• What the task asks
Leave out any pictures and transcribe all other data below exactly.

• Raw data
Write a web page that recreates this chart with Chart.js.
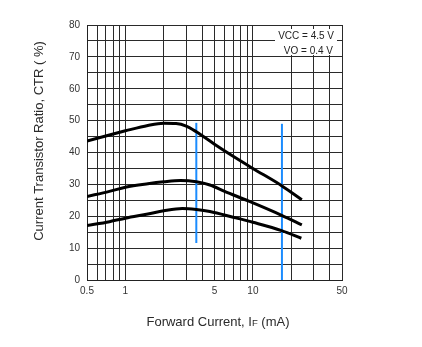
<!DOCTYPE html>
<html>
<head>
<meta charset="utf-8">
<script src="https://cdn.jsdelivr.net/npm/chart.js@4/dist/chart.umd.min.js"></script>
<style>
  html, body { margin: 0; padding: 0; background: #fff; }
  #wrap { width: 422px; height: 347px; }
</style>
</head>
<body>
<div id="wrap"><canvas id="c" width="422" height="347"></canvas></div>
<script>
// Forward current grid (mA) and labelled ticks
const xGrid = [0.5, 0.6, 0.7, 0.8, 0.9, 1, 2, 3, 4, 5, 6, 7, 8, 9, 10, 20, 30, 40, 50];
const xLabelled = [0.5, 1, 5, 10, 50];
const yLabelled = [0, 10, 20, 30, 40, 50, 60, 70, 80];

// CTR curves (IF in mA, CTR in %)
const ifUpper = [0.5, 0.75, 1, 1.5, 2, 2.5, 3, 3.6, 5, 7, 10, 16.8, 24.2];
const ctrUpper = [43.6, 45.5, 46.8, 48.5, 49.2, 49.1, 48.3, 46.5, 42.6, 38.8, 35.0, 29.6, 25.2];

const ifMiddle = [0.5, 0.75, 1, 1.5, 2, 2.7, 3.6, 4.6, 6, 9.2, 16.8, 24.2];
const ctrMiddle = [26.2, 27.8, 29.1, 30.2, 30.8, 31.2, 30.8, 29.8, 27.8, 24.8, 20.3, 17.3];

const ifLower = [0.5, 0.75, 1, 1.5, 2, 2.8, 3.6, 4.6, 7, 10, 16.8, 24.0];
const ctrLower = [17.1, 18.3, 19.4, 20.7, 21.7, 22.4, 22.1, 21.5, 19.7, 18.1, 15.5, 13.1];

// Vertical markers: [IF, CTR from, CTR to]
const markerA = [3.6, 11.6, 49.3];
const markerB = [16.9, 0, 49.0];

const condLines = ['VCC = 4.5 V', 'VO = 0.4 V'];

const toPts = (xs, ys) => xs.map((x, i) => ({ x: x, y: ys[i] }));
const curve = (xs, ys) => ({
  data: toPts(xs, ys),
  borderColor: '#000',
  borderWidth: 3,
  pointRadius: 0,
  cubicInterpolationMode: 'monotone',
  fill: false
});
const marker = (m) => ({
  data: [{ x: m[0], y: m[1] }, { x: m[0], y: m[2] }],
  borderColor: '#1a8cff',
  borderWidth: 2,
  pointRadius: 0,
  fill: false
});

const FONT = 'Liberation Sans, Arial, sans-serif';

// Condition box and axis titles
const annotations = {
  id: 'annotations',
  afterDatasetsDraw(chart) {
    const ctx = chart.ctx;
    const a = chart.chartArea;
    ctx.save();
    // condition box in the upper right corner
    ctx.fillStyle = '#fff';
    ctx.fillRect(a.right - 67, a.top + 4, 62, 26);
    ctx.fillStyle = '#222';
    ctx.font = '10px ' + FONT;
    ctx.textAlign = 'right';
    ctx.textBaseline = 'middle';
    ctx.fillText(condLines[0], a.right - 8, a.top + 11.5);
    ctx.fillText(condLines[1], a.right - 9, a.top + 26);

    // y axis title
    ctx.fillStyle = '#2a2a2a';
    ctx.font = '13px ' + FONT;
    ctx.textAlign = 'center';
    ctx.textBaseline = 'middle';
    ctx.translate(39, 141);
    ctx.rotate(-Math.PI / 2);
    ctx.fillText('Current Transistor Ratio, CTR ( %)', 0, 0);
    ctx.setTransform(1, 0, 0, 1, 0, 0);

    // x axis title with small-caps F in IF
    const p1 = 'Forward Current, I', p2 = 'F', p3 = ' (mA)';
    ctx.textAlign = 'left';
    ctx.textBaseline = 'alphabetic';
    ctx.font = '13px ' + FONT;
    const w1 = ctx.measureText(p1).width, w3 = ctx.measureText(p3).width;
    ctx.font = '9.5px ' + FONT;
    const w2 = ctx.measureText(p2).width;
    let x = 218 - (w1 + w2 + w3) / 2;
    const base = 326;
    ctx.font = '13px ' + FONT;
    ctx.fillText(p1, x, base); x += w1;
    ctx.font = '9.5px ' + FONT;
    ctx.fillText(p2, x, base); x += w2;
    ctx.font = '13px ' + FONT;
    ctx.fillText(p3, x, base);
    ctx.restore();
  }
};

new Chart(document.getElementById('c'), {
  type: 'line',
  data: {
    datasets: [
      curve(ifUpper, ctrUpper),
      curve(ifMiddle, ctrMiddle),
      curve(ifLower, ctrLower),
      marker(markerA),
      marker(markerB)
    ]
  },
  options: {
    responsive: false,
    animation: false,
    layout: { padding: { left: 0, top: 25, right: 80, bottom: 0 } },
    plugins: { legend: { display: false }, tooltip: { enabled: false } },
    scales: {
      x: {
        type: 'logarithmic',
        min: 0.5,
        max: 50,
        afterBuildTicks(scale) { scale.ticks = xGrid.map(v => ({ value: v })); },
        afterFit(scale) { scale.height = 67; },
        grid: { color: '#2a2a2a', lineWidth: 1, drawTicks: false },
        border: { color: '#222', width: 1 },
        ticks: {
          autoSkip: false,
          maxRotation: 0,
          padding: 5,
          color: '#333',
          font: { family: FONT, size: 10 },
          callback(v) { return xLabelled.includes(v) ? String(v) : ''; }
        }
      },
      y: {
        min: 0,
        max: 80,
        afterFit(scale) { scale.width = 87; },
        grid: { color: '#2a2a2a', lineWidth: 1, drawTicks: false },
        border: { color: '#222', width: 1 },
        ticks: {
          stepSize: 5,
          padding: 7,
          color: '#333',
          font: { family: FONT, size: 10 },
          callback(v) { return yLabelled.includes(v) ? String(v) : ''; }
        }
      }
    }
  },
  plugins: [annotations]
});
</script>
</body>
</html>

• Output below
Write a web page that recreates this chart with Chart.js.
<!DOCTYPE html>
<html>
<head>
<meta charset="utf-8">
<script src="https://cdn.jsdelivr.net/npm/chart.js@4/dist/chart.umd.min.js"></script>
<style>
  html, body { margin: 0; padding: 0; background: #fff; }
  #wrap { width: 422px; height: 347px; }
</style>
</head>
<body>
<div id="wrap"><canvas id="c" width="422" height="347"></canvas></div>
<script>
// Forward current grid (mA) and labelled ticks
const xGrid = [0.5, 0.6, 0.7, 0.8, 0.9, 1, 2, 3, 4, 5, 6, 7, 8, 9, 10, 20, 30, 40, 50];
const xLabelled = [0.5, 1, 5, 10, 50];
const yLabelled = [0, 10, 20, 30, 40, 50, 60, 70, 80];

// CTR curves (IF in mA, CTR in %)
const ifUpper = [0.5, 0.75, 1, 1.5, 2, 2.5, 3, 3.6, 5, 7, 10, 16.8, 24.2];
const ctrUpper = [43.6, 45.5, 46.8, 48.5, 49.2, 49.1, 48.3, 46.5, 42.6, 38.8, 35.0, 29.6, 25.2];

const ifMiddle = [0.5, 0.75, 1, 1.5, 2, 2.7, 3.6, 4.6, 6, 9.2, 16.8, 24.2];
const ctrMiddle = [26.2, 27.8, 29.1, 30.2, 30.8, 31.2, 30.8, 29.8, 27.8, 24.8, 20.3, 17.3];

const ifLower = [0.5, 0.75, 1, 1.5, 2, 2.8, 3.6, 4.6, 7, 10, 16.8, 24.0];
const ctrLower = [17.1, 18.3, 19.4, 20.7, 21.7, 22.4, 22.1, 21.5, 19.7, 18.1, 15.5, 13.1];

// Vertical markers: [IF, CTR from, CTR to]
const markerA = [3.6, 11.6, 49.3];
const markerB = [16.9, 0, 49.0];

const condLines = ['VCC = 4.5 V', 'VO = 0.4 V'];

const toPts = (xs, ys) => xs.map((x, i) => ({ x: x, y: ys[i] }));
const curve = (xs, ys) => ({
  data: toPts(xs, ys),
  borderColor: '#000',
  borderWidth: 3,
  pointRadius: 0,
  cubicInterpolationMode: 'monotone',
  fill: false
});
const marker = (m) => ({
  data: [{ x: m[0], y: m[1] }, { x: m[0], y: m[2] }],
  borderColor: '#1a8cff',
  borderWidth: 2,
  pointRadius: 0,
  fill: false
});

const FONT = 'Liberation Sans, Arial, sans-serif';

// Condition box and axis titles
const annotations = {
  id: 'annotations',
  afterDatasetsDraw(chart) {
    const ctx = chart.ctx;
    const a = chart.chartArea;
    ctx.save();
    // condition box in the upper right corner
    ctx.fillStyle = '#fff';
    ctx.fillRect(a.right - 67, a.top + 4, 62, 26);
    ctx.fillStyle = '#222';
    ctx.font = '10px ' + FONT;
    ctx.textAlign = 'right';
    ctx.textBaseline = 'middle';
    ctx.fillText(condLines[0], a.right - 8, a.top + 11.5);
    ctx.fillText(condLines[1], a.right - 9, a.top + 26);

    // y axis title
    ctx.fillStyle = '#2a2a2a';
    ctx.font = '13px ' + FONT;
    ctx.textAlign = 'center';
    ctx.textBaseline = 'middle';
    ctx.translate(39, 141);
    ctx.rotate(-Math.PI / 2);
    ctx.fillText('Current Transistor Ratio, CTR ( %)', 0, 0);
    ctx.setTransform(1, 0, 0, 1, 0, 0);

    // x axis title with small-caps F in IF
    const p1 = 'Forward Current, I', p2 = 'F', p3 = ' (mA)';
    ctx.textAlign = 'left';
    ctx.textBaseline = 'alphabetic';
    ctx.font = '13px ' + FONT;
    const w1 = ctx.measureText(p1).width, w3 = ctx.measureText(p3).width;
    ctx.font = '9.5px ' + FONT;
    const w2 = ctx.measureText(p2).width;
    let x = 218 - (w1 + w2 + w3) / 2;
    const base = 326;
    ctx.font = '13px ' + FONT;
    ctx.fillText(p1, x, base); x += w1;
    ctx.font = '9.5px ' + FONT;
    ctx.fillText(p2, x, base); x += w2;
    ctx.font = '13px ' + FONT;
    ctx.fillText(p3, x, base);
    ctx.restore();
  }
};

new Chart(document.getElementById('c'), {
  type: 'line',
  data: {
    datasets: [
      curve(ifUpper, ctrUpper),
      curve(ifMiddle, ctrMiddle),
      curve(ifLower, ctrLower),
      marker(markerA),
      marker(markerB)
    ]
  },
  options: {
    responsive: false,
    animation: false,
    layout: { padding: { left: 0, top: 25, right: 80, bottom: 0 } },
    plugins: { legend: { display: false }, tooltip: { enabled: false } },
    scales: {
      x: {
        type: 'logarithmic',
        min: 0.5,
        max: 50,
        afterBuildTicks(scale) { scale.ticks = xGrid.map(v => ({ value: v })); },
        afterFit(scale) { scale.height = 67; },
        grid: { color: '#2a2a2a', lineWidth: 1, drawTicks: false },
        border: { color: '#222', width: 1 },
        ticks: {
          autoSkip: false,
          maxRotation: 0,
          padding: 5,
          color: '#333',
          font: { family: FONT, size: 10 },
          callback(v) { return xLabelled.includes(v) ? String(v) : ''; }
        }
      },
      y: {
        min: 0,
        max: 80,
        afterFit(scale) { scale.width = 87; },
        grid: { color: '#2a2a2a', lineWidth: 1, drawTicks: false },
        border: { color: '#222', width: 1 },
        ticks: {
          stepSize: 5,
          padding: 7,
          color: '#333',
          font: { family: FONT, size: 10 },
          callback(v) { return yLabelled.includes(v) ? String(v) : ''; }
        }
      }
    }
  },
  plugins: [annotations]
});
</script>
</body>
</html>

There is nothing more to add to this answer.